§ TASK TO CARRY OUT: Exactly repeat the material, dropping only the pictures.

§ RECORDED DATA:
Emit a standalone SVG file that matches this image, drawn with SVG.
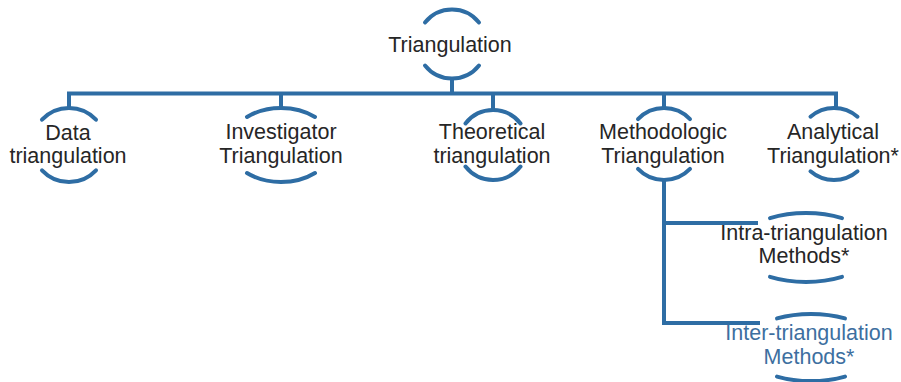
<svg xmlns="http://www.w3.org/2000/svg" width="901" height="382" viewBox="0 0 901 382">
<style>
.ln{fill:none;stroke:#2E6DA4;stroke-width:4;stroke-linecap:butt;stroke-linejoin:miter}
.arc{fill:none;stroke:#2E6DA4;stroke-width:4;stroke-linecap:round}
text{font-family:"Liberation Sans",Arial,sans-serif;font-size:21.5px;fill:#262626;text-anchor:middle}
.blue{fill:#3D6FA0}
</style>
<rect width="901" height="382" fill="#ffffff"/>
<g id="connectors">
<path class="ln" d="M69,108 V93.5 H836 V108"/>
<path class="ln" d="M452,78.5 V93.5"/>
<path class="ln" d="M281,93.5 V108"/>
<path class="ln" d="M493,93.5 V110"/>
<path class="ln" d="M664,93.5 V108"/>
<path class="ln" d="M664,180 V323 H760"/>
<path class="ln" d="M664,223 H758"/>
</g>
<g id="node-triangulation">
<path class="arc" d="M425,22.5 A34.5,34.5 0 0 1 479,22.5"/>
<path class="arc" d="M425,65.5 A34.5,34.5 0 0 0 479,65.5"/>
<text x="450" y="52">Triangulation</text>
</g>
<g id="node-data">
<path class="arc" d="M42,119.7 A37,37 0 0 1 96,119.7"/>
<path class="arc" d="M42,170.3 A37,37 0 0 0 96,170.3"/>
<text x="68" y="140">Data</text>
<text x="68" y="163">triangulation</text>
</g>
<g id="node-investigator">
<path class="arc" d="M247,117 A52,37 0 0 1 315,117"/>
<path class="arc" d="M247,173 A52,37 0 0 0 315,173"/>
<text x="281" y="139">Investigator</text>
<text x="281" y="163">Triangulation</text>
</g>
<g id="node-theoretical">
<path class="arc" d="M465.5,123.4 A35,35 0 0 1 520.5,123.4"/>
<path class="arc" d="M465.5,166.6 A35,35 0 0 0 520.5,166.6"/>
<text x="492" y="139">Theoretical</text>
<text x="492" y="163">triangulation</text>
</g>
<g id="node-methodologic">
<path class="arc" d="M638,119.1 A36,36 0 0 1 690,119.1"/>
<path class="arc" d="M638,168.9 A36,36 0 0 0 690,168.9"/>
<text x="663" y="139">Methodologic</text>
<text x="663" y="163">Triangulation</text>
</g>
<g id="node-analytical">
<path class="arc" d="M810.5,116.7 A36,36 0 0 1 857.5,116.7"/>
<path class="arc" d="M810.5,171.3 A36,36 0 0 0 857.5,171.3"/>
<text x="833" y="139">Analytical</text>
<text x="833" y="163">Triangulation*</text>
</g>
<g id="node-intra">
<path class="arc" d="M770,218.1 A69,34.5 0 0 1 842,218.1"/>
<path class="arc" d="M770,276.9 A69,34.5 0 0 0 842,276.9"/>
<text x="804" y="240">Intra-triangulation</text>
<text x="804" y="263">Methods*</text>
</g>
<g id="node-inter">
<path class="arc" d="M777,318.4 A69,34.5 0 0 1 845,318.4"/>
<path class="arc" d="M777,376.6 A69,34.5 0 0 0 845,376.6"/>
<text class="blue" x="809" y="340">Inter-triangulation</text>
<text class="blue" x="809" y="364">Methods*</text>
</g>
</svg>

§ ANSWER FOR THE TASK:
Emit a standalone SVG file that matches this image, drawn with SVG.
<svg xmlns="http://www.w3.org/2000/svg" width="901" height="382" viewBox="0 0 901 382">
<style>
.ln{fill:none;stroke:#2E6DA4;stroke-width:4;stroke-linecap:butt;stroke-linejoin:miter}
.arc{fill:none;stroke:#2E6DA4;stroke-width:4;stroke-linecap:round}
text{font-family:"Liberation Sans",Arial,sans-serif;font-size:21.5px;fill:#262626;text-anchor:middle}
.blue{fill:#3D6FA0}
</style>
<rect width="901" height="382" fill="#ffffff"/>
<g id="connectors">
<path class="ln" d="M69,108 V93.5 H836 V108"/>
<path class="ln" d="M452,78.5 V93.5"/>
<path class="ln" d="M281,93.5 V108"/>
<path class="ln" d="M493,93.5 V110"/>
<path class="ln" d="M664,93.5 V108"/>
<path class="ln" d="M664,180 V323 H760"/>
<path class="ln" d="M664,223 H758"/>
</g>
<g id="node-triangulation">
<path class="arc" d="M425,22.5 A34.5,34.5 0 0 1 479,22.5"/>
<path class="arc" d="M425,65.5 A34.5,34.5 0 0 0 479,65.5"/>
<text x="450" y="52">Triangulation</text>
</g>
<g id="node-data">
<path class="arc" d="M42,119.7 A37,37 0 0 1 96,119.7"/>
<path class="arc" d="M42,170.3 A37,37 0 0 0 96,170.3"/>
<text x="68" y="140">Data</text>
<text x="68" y="163">triangulation</text>
</g>
<g id="node-investigator">
<path class="arc" d="M247,117 A52,37 0 0 1 315,117"/>
<path class="arc" d="M247,173 A52,37 0 0 0 315,173"/>
<text x="281" y="139">Investigator</text>
<text x="281" y="163">Triangulation</text>
</g>
<g id="node-theoretical">
<path class="arc" d="M465.5,123.4 A35,35 0 0 1 520.5,123.4"/>
<path class="arc" d="M465.5,166.6 A35,35 0 0 0 520.5,166.6"/>
<text x="492" y="139">Theoretical</text>
<text x="492" y="163">triangulation</text>
</g>
<g id="node-methodologic">
<path class="arc" d="M638,119.1 A36,36 0 0 1 690,119.1"/>
<path class="arc" d="M638,168.9 A36,36 0 0 0 690,168.9"/>
<text x="663" y="139">Methodologic</text>
<text x="663" y="163">Triangulation</text>
</g>
<g id="node-analytical">
<path class="arc" d="M810.5,116.7 A36,36 0 0 1 857.5,116.7"/>
<path class="arc" d="M810.5,171.3 A36,36 0 0 0 857.5,171.3"/>
<text x="833" y="139">Analytical</text>
<text x="833" y="163">Triangulation*</text>
</g>
<g id="node-intra">
<path class="arc" d="M770,218.1 A69,34.5 0 0 1 842,218.1"/>
<path class="arc" d="M770,276.9 A69,34.5 0 0 0 842,276.9"/>
<text x="804" y="240">Intra-triangulation</text>
<text x="804" y="263">Methods*</text>
</g>
<g id="node-inter">
<path class="arc" d="M777,318.4 A69,34.5 0 0 1 845,318.4"/>
<path class="arc" d="M777,376.6 A69,34.5 0 0 0 845,376.6"/>
<text class="blue" x="809" y="340">Inter-triangulation</text>
<text class="blue" x="809" y="364">Methods*</text>
</g>
</svg>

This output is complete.